- Given task -
Read the lines below and count those that have the word "chart". Respond with the number only.

Data listing:
******

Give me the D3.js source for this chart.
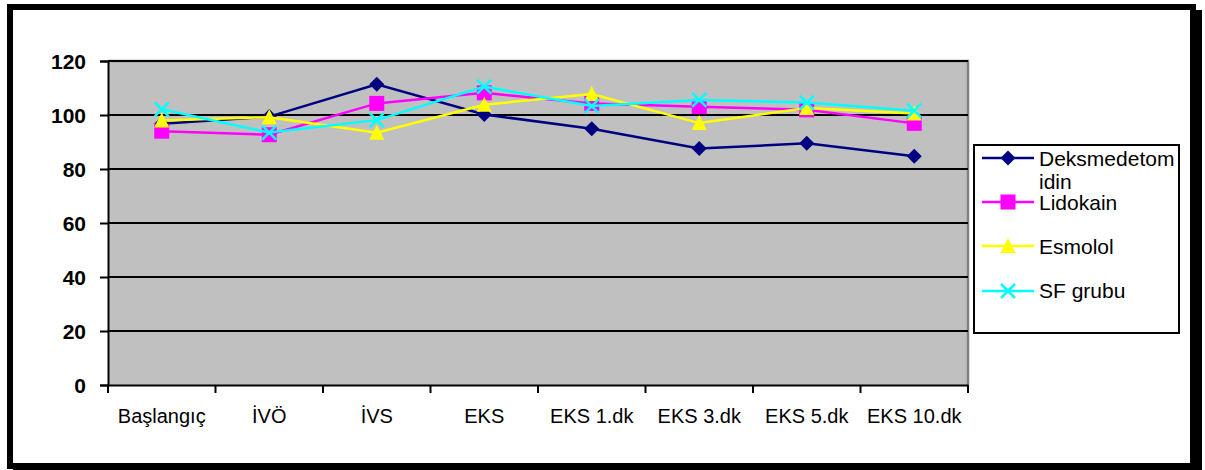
<!DOCTYPE html>
<html>
<head>
<meta charset="utf-8">
<script src="https://cdn.jsdelivr.net/npm/d3@7"></script>
<style>
html,body{margin:0;padding:0;background:#fff;}
svg{display:block;}
text{font-family:Arial,"Liberation Sans",sans-serif;}
</style>
</head>
<body>
<svg id="chart" width="1205" height="470"></svg>
<script>
const categories = ["Başlangıç","İVÖ","İVS","EKS","EKS 1.dk","EKS 3.dk","EKS 5.dk","EKS 10.dk"];
const seriesNames = ["Deksmedetomidin","Lidokain","Esmolol","SF grubu"];
const deksmedetomidin = [96.8, 99.4, 111.4, 100.2, 94.9, 87.6, 89.5, 84.7];
const lidokain = [94.0, 92.7, 104.3, 108.2, 104.3, 103.1, 101.9, 96.9];
const esmolol = [98.0, 99.2, 93.4, 103.8, 107.8, 97.0, 102.6, 100.6];
const sfGrubu = [102.1, 93.5, 98.1, 110.5, 103.3, 105.6, 104.6, 101.6];
const yTicks = [0, 20, 40, 60, 80, 100, 120];

const svg = d3.select("#chart");
const plot = {left:108, right:968, top:61, bottom:385};

// outer frame with shadow
svg.append("rect").attr("x",1193).attr("y",10).attr("width",9).attr("height",465).attr("fill","#000");
svg.append("rect").attr("x",13).attr("y",466).attr("width",1189).attr("height",9).attr("fill","#000");
svg.append("rect").attr("x",10).attr("y",7).attr("width",1183).attr("height",459)
  .attr("fill","#fff").attr("stroke","#000").attr("stroke-width",6);

const x = d3.scaleBand().domain(categories).range([plot.left, plot.right]);
const y = d3.scaleLinear().domain([0,120]).range([plot.bottom, plot.top]);

// plot area
svg.append("rect").attr("x",plot.left).attr("y",plot.top)
  .attr("width",plot.right-plot.left).attr("height",plot.bottom-plot.top).attr("fill","#C0C0C0");
svg.append("path").attr("d",`M${plot.left},${plot.top}H${plot.right}V${plot.bottom}`)
  .attr("fill","none").attr("stroke","#808080").attr("stroke-width",2.5);

// gridlines
svg.append("g").selectAll("line").data(yTicks.filter(d=>d>0)).join("line")
  .attr("x1",plot.left).attr("x2",plot.right)
  .attr("y1",d=>y(d)).attr("y2",d=>y(d))
  .attr("stroke","#000").attr("stroke-width",2);

// y axis
const yAxis = d3.axisLeft(y).tickValues(yTicks).tickSize(8).tickPadding(14);
const gy = svg.append("g").attr("transform",`translate(${plot.left},0)`).call(yAxis);
gy.select(".domain").attr("stroke","#000").attr("stroke-width",2);
gy.selectAll(".tick line").attr("stroke","#000").attr("stroke-width",2);
gy.selectAll(".tick text").attr("font-size","21px").attr("font-weight","bold")
  .attr("fill","#000").attr("font-family","Arial,'Liberation Sans',sans-serif").attr("dy","0.36em");

// x axis
const xAxis = d3.axisBottom(x).tickSize(0).tickPadding(24);
const gx = svg.append("g").attr("transform",`translate(0,${plot.bottom})`).call(xAxis);
gx.select(".domain").attr("stroke","#000").attr("stroke-width",2);
gx.selectAll(".tick text").attr("font-size","20px").attr("fill","#000")
  .attr("font-family","Arial,'Liberation Sans',sans-serif");
// band boundary tick marks
const bounds = categories.map(c=>x(c)).concat([plot.right]);
gx.append("g").selectAll("line").data(bounds).join("line")
  .attr("x1",d=>d).attr("x2",d=>d).attr("y1",0).attr("y2",8)
  .attr("stroke","#000").attr("stroke-width",2);

const colors = ["#000080","#FF00FF","#FFFF00","#00FFFF"];
const data = [deksmedetomidin, lidokain, esmolol, sfGrubu];
const shapes = ["diamond","square","triangle","x"];

function drawMarker(g, shape, color, cx, cy){
  if(shape==="diamond"){
    g.append("path").attr("d",`M${cx},${cy-7.5}L${cx+7.5},${cy}L${cx},${cy+7.5}L${cx-7.5},${cy}Z`).attr("fill",color);
  } else if(shape==="square"){
    g.append("rect").attr("x",cx-7.5).attr("y",cy-7.5).attr("width",15).attr("height",15).attr("fill",color);
  } else if(shape==="triangle"){
    g.append("path").attr("d",`M${cx},${cy-8}L${cx+7.5},${cy+7}L${cx-7.5},${cy+7}Z`).attr("fill",color);
  } else {
    g.append("path").attr("d",`M${cx-7},${cy-7}L${cx+7},${cy+7}M${cx+7},${cy-7}L${cx-7},${cy+7}`)
      .attr("stroke",color).attr("stroke-width",2.5).attr("fill","none");
  }
}

const line = d3.line().x((d,i)=>x(categories[i])+x.bandwidth()/2).y(d=>y(d));
data.forEach((vals,si)=>{
  const g = svg.append("g");
  g.append("path").datum(vals).attr("d",line).attr("fill","none")
    .attr("stroke",colors[si]).attr("stroke-width",2.5);
  vals.forEach((v,i)=>drawMarker(g, shapes[si], colors[si], x(categories[i])+x.bandwidth()/2, y(v)));
});

// legend
const lg = svg.append("g");
lg.append("rect").attr("x",974).attr("y",145).attr("width",205).attr("height",188)
  .attr("fill","#fff").attr("stroke","#000").attr("stroke-width",2);
const legendItems = [
  {lines:["Deksmedetom","idin"], ly:158, ty:166},
  {lines:["Lidokain"], ly:202, ty:210},
  {lines:["Esmolol"], ly:246, ty:254},
  {lines:["SF grubu"], ly:291, ty:298}
];
legendItems.forEach((it,si)=>{
  lg.append("line").attr("x1",982).attr("x2",1034).attr("y1",it.ly).attr("y2",it.ly)
    .attr("stroke",colors[si]).attr("stroke-width",2.5);
  drawMarker(lg, shapes[si], colors[si], 1008, it.ly);
  it.lines.forEach((t,k)=>{
    lg.append("text").attr("x",1039).attr("y",it.ty + k*23).attr("font-size","21px").attr("fill","#000").text(t);
  });
});
</script>
</body>
</html>
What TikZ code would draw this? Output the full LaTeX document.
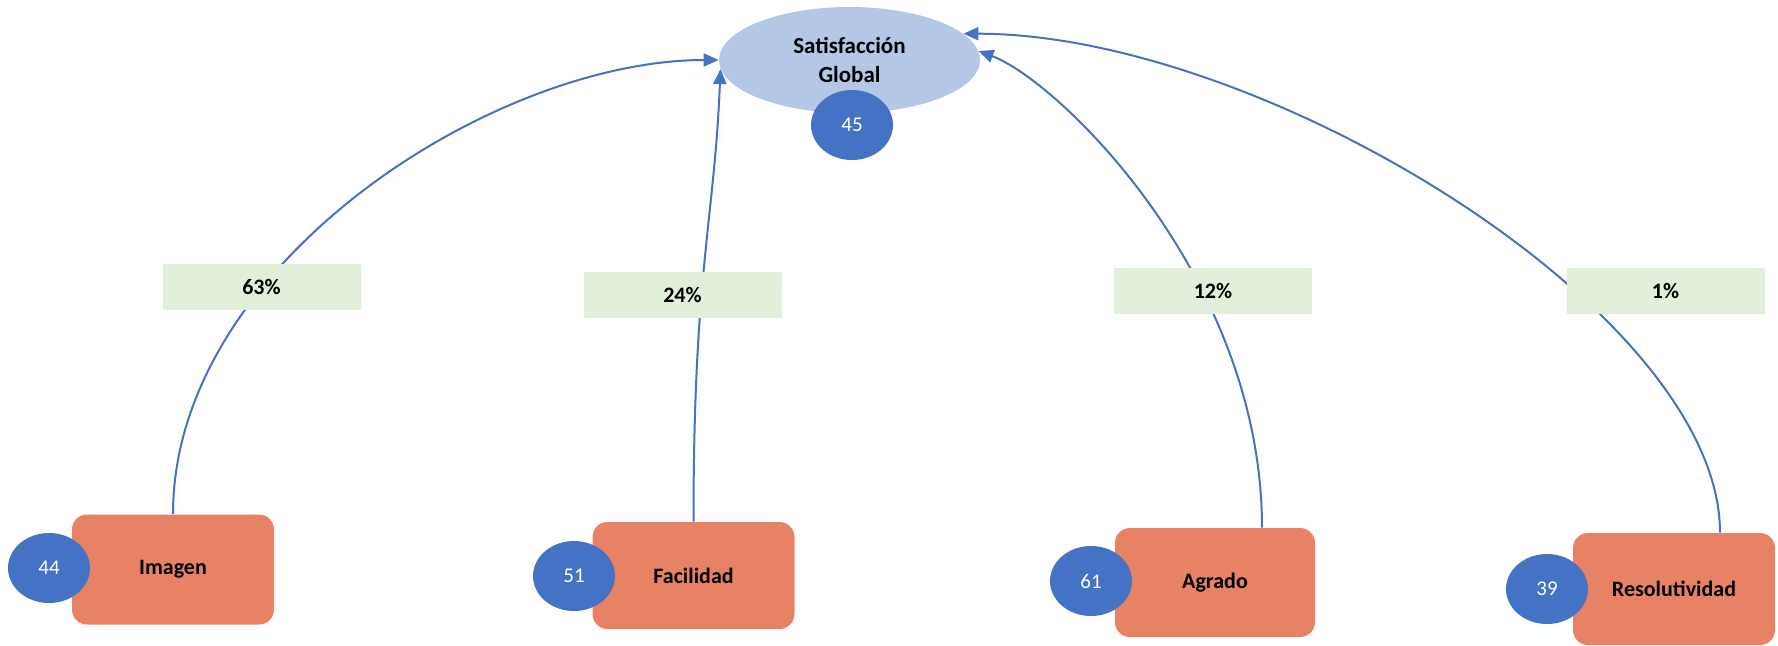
\documentclass[tikz,border=0pt]{standalone}
\usepackage{fontspec}
\setmainfont{Carlito}
\usetikzlibrary{arrows.meta,shapes.geometric}
\definecolor{factorfill}{HTML}{E88265}
\definecolor{globalfill}{HTML}{B4C7E7}
\definecolor{scorefill}{HTML}{4472C4}
\definecolor{weightfill}{HTML}{E2EFDA}
\begin{document}
\begin{tikzpicture}[x=0.5pt, y=-0.5pt,
            factor/.style={fill=factorfill, rounded corners=7.5pt, minimum width=101pt, minimum height=55pt,
                font=\fontsize{11}{13}\selectfont\bfseries, inner sep=0pt},
            global/.style={ellipse, fill=globalfill, minimum width=130.5pt, minimum height=53pt, inner sep=0pt,
                align=center, font=\fontsize{11.5}{14.5}\selectfont\bfseries},
            score/.style={ellipse, fill=scorefill, text=white, minimum width=41pt, minimum height=35pt,
                inner sep=0pt, font=\fontsize{10.5}{12}\selectfont},
            weight/.style={fill=weightfill, minimum width=99pt, minimum height=23pt, inner sep=0pt,
                font=\fontsize{11}{13}\selectfont\bfseries},
            link/.style={draw=scorefill, line width=1pt, -{Triangle[width=6.5pt,length=7.5pt]}},
        ]
        \useasboundingbox (0,0) rectangle (1778,645);

        \node[global] (glob) at (849.5,60) {Satisfacción\\Global};

        \node[factor] (imagen) at (173,569.5) {Imagen};
        \node[factor, minimum height=53.5pt] (facil) at (693.5,575.5) {Facilidad};
        \node[factor, minimum width=100pt, minimum height=54.5pt] (agrado) at (1215,582.5) {Agrado};
        \node[factor, minimum height=56pt] (resol) at (1674,589) {Resolutividad};

        % paths from each factor to the global node
        \draw[link] (imagen.north) .. controls +(0,-250) and +(-225,0) .. (glob.west);
        \draw[link] (facil.north) .. controls +(0,-250) and +(-6,150) .. (glob.184);
        \draw[link] ([xshift=23.5pt]agrado.north) .. controls +(0,-250) and +(80,30) .. (glob.4);
        \draw[link] ([xshift=23pt]resol.north) .. controls +(0,-220) and +(300,0) .. (glob.13);

        \node[weight] (w63) at (261.5,286.5) {63\%};
        \node[weight] (w24) at (682.5,295) {24\%};
        \node[weight] (w12) at (1213,291) {12\%};
        \node[weight] (w1) at (1665.5,291) {1\%};

        \node[score] (s45) at (852,125) {45};
        \node[score] (s44) at (49,568) {44};
        \node[score] (s51) at (574,576) {51};
        \node[score] (s61) at (1091,581) {61};
        \node[score] (s39) at (1547,589) {39};
    \end{tikzpicture}
\end{document}
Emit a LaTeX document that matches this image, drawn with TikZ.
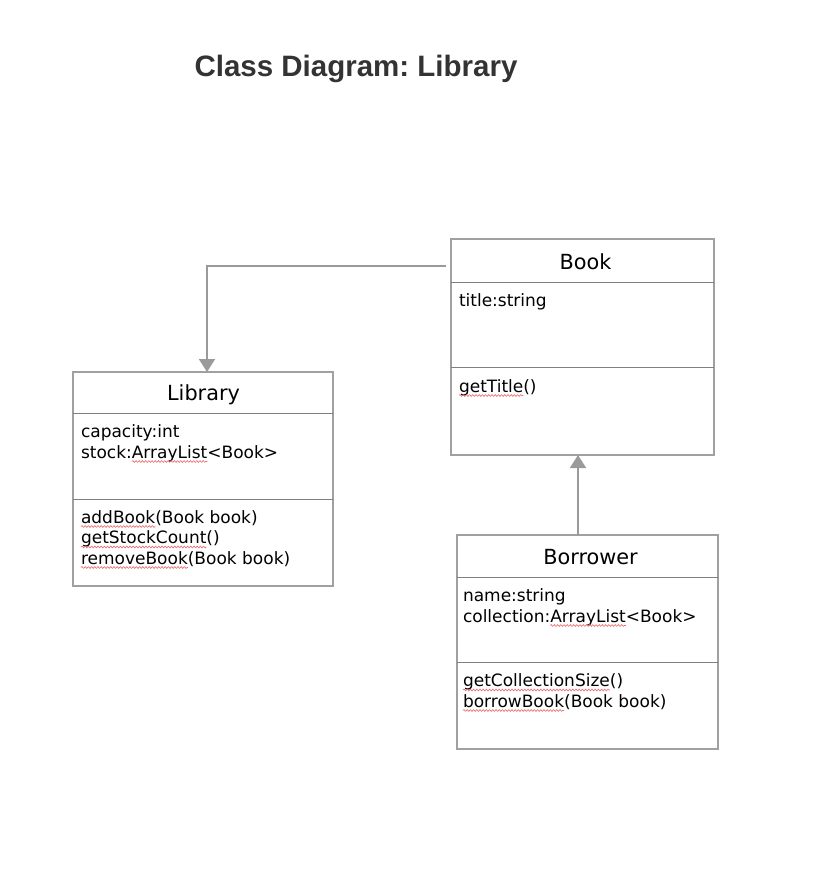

******

- The result -
3